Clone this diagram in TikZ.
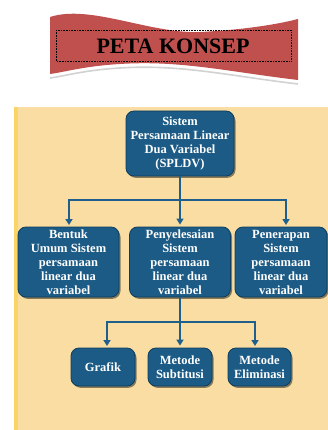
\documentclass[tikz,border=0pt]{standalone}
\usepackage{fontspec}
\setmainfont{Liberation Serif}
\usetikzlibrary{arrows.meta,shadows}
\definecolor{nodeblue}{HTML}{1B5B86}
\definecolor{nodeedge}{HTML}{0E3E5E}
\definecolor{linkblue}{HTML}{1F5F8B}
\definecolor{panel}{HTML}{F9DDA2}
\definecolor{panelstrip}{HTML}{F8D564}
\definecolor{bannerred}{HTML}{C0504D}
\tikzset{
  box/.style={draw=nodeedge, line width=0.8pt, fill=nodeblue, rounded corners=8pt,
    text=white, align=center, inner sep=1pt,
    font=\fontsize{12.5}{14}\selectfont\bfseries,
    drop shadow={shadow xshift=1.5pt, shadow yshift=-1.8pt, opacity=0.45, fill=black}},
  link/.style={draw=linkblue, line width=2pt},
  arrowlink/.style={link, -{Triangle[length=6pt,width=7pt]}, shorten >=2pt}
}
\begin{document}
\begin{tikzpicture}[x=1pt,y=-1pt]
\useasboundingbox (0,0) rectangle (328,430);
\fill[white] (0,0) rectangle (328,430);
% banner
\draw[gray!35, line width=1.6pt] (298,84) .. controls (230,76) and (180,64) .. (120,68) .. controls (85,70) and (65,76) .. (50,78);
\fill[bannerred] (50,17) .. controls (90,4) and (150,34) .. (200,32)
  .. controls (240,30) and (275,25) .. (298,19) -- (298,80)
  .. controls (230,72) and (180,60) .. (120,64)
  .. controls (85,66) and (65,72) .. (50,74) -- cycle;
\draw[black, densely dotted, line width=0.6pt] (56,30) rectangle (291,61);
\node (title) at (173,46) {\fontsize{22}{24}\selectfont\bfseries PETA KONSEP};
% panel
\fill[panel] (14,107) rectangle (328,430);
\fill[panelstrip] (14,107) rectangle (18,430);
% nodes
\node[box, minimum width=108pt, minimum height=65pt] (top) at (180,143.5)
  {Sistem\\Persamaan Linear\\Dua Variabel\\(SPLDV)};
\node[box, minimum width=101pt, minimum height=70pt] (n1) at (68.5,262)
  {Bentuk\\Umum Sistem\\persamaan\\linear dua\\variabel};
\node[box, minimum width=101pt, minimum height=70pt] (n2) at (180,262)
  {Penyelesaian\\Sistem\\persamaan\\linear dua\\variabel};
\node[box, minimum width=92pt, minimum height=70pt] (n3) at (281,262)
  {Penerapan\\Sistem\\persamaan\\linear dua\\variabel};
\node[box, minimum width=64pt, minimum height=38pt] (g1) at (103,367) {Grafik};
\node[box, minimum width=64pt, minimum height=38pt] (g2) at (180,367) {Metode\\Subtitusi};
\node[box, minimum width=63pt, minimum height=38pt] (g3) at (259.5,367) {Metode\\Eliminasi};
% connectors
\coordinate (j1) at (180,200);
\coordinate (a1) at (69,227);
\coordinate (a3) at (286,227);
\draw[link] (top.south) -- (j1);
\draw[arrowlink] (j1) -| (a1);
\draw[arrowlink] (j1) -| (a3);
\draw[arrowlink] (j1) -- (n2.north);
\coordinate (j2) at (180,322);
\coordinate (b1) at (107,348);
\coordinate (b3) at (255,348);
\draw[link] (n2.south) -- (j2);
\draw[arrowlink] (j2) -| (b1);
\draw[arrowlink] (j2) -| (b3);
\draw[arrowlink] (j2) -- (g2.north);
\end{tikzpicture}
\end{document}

--

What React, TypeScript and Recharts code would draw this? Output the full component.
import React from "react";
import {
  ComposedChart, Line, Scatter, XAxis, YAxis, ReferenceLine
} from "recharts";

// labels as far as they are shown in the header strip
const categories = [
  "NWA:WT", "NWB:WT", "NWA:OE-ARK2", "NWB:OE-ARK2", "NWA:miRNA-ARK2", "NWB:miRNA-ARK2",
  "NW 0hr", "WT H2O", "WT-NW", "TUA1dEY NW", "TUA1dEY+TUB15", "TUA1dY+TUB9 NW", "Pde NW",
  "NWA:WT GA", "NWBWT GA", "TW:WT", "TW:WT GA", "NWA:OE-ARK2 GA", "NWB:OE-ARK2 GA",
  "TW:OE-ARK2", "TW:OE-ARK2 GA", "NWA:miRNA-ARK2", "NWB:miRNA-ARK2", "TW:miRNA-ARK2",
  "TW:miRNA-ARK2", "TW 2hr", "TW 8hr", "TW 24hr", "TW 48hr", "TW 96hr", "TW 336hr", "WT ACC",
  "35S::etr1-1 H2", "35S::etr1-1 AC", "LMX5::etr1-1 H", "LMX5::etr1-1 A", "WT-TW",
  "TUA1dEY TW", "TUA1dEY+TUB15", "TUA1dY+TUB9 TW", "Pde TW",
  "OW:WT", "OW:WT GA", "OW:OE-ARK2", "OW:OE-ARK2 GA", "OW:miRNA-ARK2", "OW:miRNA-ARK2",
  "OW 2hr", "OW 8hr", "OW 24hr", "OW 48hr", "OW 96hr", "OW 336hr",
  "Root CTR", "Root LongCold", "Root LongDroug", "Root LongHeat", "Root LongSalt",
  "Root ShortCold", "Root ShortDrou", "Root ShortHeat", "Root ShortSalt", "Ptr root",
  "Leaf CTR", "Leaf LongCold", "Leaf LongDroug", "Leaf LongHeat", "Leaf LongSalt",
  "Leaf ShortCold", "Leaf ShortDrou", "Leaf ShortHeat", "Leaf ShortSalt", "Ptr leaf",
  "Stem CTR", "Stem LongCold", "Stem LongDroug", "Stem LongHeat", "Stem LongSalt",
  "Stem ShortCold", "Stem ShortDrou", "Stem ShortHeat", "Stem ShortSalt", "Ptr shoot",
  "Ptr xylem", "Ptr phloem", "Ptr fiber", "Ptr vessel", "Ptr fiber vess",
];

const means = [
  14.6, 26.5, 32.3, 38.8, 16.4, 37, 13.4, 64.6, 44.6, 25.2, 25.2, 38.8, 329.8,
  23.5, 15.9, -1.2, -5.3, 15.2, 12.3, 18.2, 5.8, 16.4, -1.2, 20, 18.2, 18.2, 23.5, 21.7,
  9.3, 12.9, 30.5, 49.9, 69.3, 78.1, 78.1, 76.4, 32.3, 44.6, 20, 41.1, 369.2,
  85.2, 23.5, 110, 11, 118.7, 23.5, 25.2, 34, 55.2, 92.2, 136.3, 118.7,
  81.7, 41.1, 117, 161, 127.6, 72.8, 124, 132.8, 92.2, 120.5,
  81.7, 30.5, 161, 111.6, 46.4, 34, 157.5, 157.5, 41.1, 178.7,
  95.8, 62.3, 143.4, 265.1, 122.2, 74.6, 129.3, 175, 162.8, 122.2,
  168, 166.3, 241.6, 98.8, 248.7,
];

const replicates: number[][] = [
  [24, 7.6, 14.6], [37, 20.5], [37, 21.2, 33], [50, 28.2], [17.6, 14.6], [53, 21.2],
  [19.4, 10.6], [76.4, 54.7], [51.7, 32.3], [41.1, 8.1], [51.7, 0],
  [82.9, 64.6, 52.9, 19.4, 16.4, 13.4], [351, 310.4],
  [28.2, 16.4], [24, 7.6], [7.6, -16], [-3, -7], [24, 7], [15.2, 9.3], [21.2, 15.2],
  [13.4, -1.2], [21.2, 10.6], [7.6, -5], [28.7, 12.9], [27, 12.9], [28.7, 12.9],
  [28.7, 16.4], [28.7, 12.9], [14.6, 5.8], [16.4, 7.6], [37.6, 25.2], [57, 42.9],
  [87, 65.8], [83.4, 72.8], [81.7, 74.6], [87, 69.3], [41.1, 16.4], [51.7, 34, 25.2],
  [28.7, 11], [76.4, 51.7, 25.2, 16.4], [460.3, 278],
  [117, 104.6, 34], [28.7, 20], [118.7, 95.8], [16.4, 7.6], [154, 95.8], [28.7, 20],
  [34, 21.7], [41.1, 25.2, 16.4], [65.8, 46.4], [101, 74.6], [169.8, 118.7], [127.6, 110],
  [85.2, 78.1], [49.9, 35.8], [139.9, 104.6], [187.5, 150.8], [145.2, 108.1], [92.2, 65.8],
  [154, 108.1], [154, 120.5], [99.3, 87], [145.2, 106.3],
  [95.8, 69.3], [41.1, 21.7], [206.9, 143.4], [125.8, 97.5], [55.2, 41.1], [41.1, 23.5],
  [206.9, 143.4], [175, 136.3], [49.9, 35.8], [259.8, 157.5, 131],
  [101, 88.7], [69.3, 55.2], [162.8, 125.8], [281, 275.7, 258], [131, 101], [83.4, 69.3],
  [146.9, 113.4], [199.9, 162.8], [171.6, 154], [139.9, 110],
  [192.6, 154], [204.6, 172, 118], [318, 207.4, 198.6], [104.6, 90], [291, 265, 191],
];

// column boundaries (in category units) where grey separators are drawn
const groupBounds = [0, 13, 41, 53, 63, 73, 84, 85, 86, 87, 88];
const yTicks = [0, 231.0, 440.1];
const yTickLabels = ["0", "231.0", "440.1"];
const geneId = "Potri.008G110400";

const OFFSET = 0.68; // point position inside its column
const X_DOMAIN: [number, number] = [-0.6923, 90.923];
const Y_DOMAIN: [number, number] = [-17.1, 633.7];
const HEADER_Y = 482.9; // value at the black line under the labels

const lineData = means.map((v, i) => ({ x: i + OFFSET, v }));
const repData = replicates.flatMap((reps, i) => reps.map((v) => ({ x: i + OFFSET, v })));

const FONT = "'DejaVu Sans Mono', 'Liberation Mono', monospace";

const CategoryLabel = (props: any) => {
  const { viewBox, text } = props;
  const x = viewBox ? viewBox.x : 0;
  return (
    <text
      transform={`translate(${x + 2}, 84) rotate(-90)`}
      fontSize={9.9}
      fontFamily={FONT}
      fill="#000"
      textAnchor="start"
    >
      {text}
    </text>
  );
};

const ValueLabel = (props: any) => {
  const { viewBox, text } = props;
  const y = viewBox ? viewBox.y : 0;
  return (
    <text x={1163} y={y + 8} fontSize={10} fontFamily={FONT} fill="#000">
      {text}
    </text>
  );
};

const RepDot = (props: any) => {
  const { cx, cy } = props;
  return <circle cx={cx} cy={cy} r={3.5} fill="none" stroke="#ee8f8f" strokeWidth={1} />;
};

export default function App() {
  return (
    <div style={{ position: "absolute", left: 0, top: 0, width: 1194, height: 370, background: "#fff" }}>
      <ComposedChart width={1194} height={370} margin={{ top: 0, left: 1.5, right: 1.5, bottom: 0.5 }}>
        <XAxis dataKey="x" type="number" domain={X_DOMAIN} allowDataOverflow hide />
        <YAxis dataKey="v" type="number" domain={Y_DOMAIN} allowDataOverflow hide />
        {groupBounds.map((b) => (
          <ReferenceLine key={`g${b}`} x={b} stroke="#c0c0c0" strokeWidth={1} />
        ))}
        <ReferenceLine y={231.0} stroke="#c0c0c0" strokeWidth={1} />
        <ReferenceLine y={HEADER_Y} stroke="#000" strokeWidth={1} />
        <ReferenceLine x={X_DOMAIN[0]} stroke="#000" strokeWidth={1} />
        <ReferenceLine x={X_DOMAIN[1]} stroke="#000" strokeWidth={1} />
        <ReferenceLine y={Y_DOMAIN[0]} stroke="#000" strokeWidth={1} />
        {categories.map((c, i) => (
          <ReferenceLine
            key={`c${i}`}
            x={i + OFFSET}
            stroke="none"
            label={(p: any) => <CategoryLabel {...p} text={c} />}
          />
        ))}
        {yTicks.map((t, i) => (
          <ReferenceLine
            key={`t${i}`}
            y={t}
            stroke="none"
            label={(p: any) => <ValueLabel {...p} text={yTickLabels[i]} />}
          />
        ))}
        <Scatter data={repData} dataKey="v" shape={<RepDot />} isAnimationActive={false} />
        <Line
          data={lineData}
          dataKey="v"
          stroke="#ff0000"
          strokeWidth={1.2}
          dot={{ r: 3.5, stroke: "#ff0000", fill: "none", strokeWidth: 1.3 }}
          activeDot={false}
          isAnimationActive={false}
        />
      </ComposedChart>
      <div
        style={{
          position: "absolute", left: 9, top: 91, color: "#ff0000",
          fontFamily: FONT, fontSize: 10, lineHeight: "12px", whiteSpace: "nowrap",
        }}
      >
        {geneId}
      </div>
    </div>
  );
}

| WHAT YOU WILL DO |
Look through the entries and return every line where "this" appears.

| FULL RESPONSE |
Clone this diagram in TikZ.
What React, TypeScript and Recharts code would draw this? Output the full component.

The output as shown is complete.